Just thinking out loud, another option would be for Larrabee to use a multi-SRAM cell register file. This was used in the
IBM RS64-IV two-way multithreaded processor from the late-1990s. The observation was that on any given cycle, the processor would always read register values from the same thread (it was switch-on-cache-miss multithreaded). So, in this case, you don't need a full bit-line for each bit in the cache. You only need one bit-line for each pair of bits. I don't recall all the details, but this allowed them to build a register file with twice the bits (for two threads) without doubling the area. As multi-ported register files are often wire-limited anyway, adding the extra bits doesn't need to cost that much, but YMMV.

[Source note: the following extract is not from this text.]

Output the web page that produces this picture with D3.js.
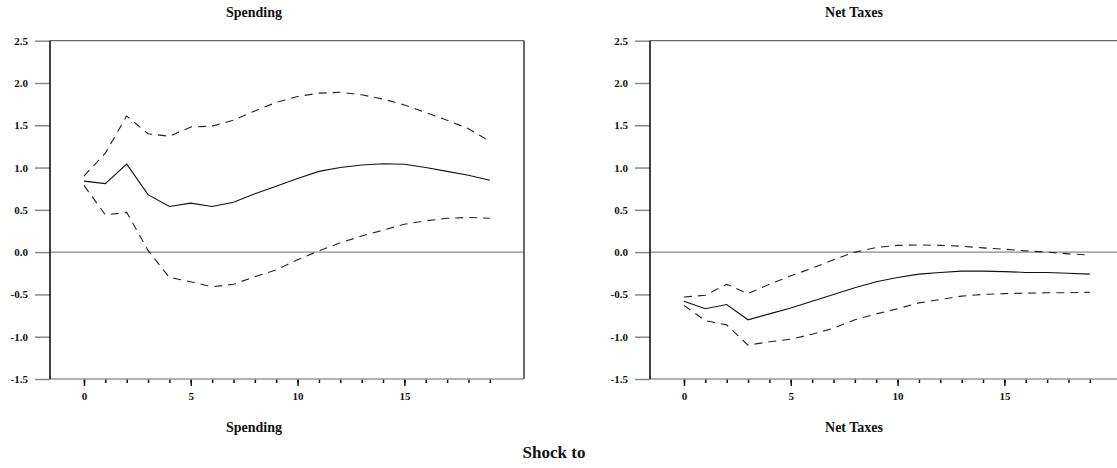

I found the ISSCC paper from 1998 by Storino et al that describes it: "To accomplish a dual-thread operation the registers file must have dual storage elements for each bit. the natural inclination would be to have multiplicity in write ports, read ports, and storage elements, significantly enlarging the area and lower the performance... Given the orthogonal nature of threads, it is not necessary to read or write identical word locations of the separate threads in the same cycle. Through this observation the hardware implementation is reduced significantly because both write and read ports are shared. By sharing ports, only duplicate memory elements were required. No extra decoders are needed because there is only one additional bit for thread selection."
I'm not saying that GPUs can't (or don't) play such tricks. They likely do. My main point on this is that trying to reason (and argue) about the area of various sorts of register files, caches, scratch memories, and secondary caches is more subtle that in might appear.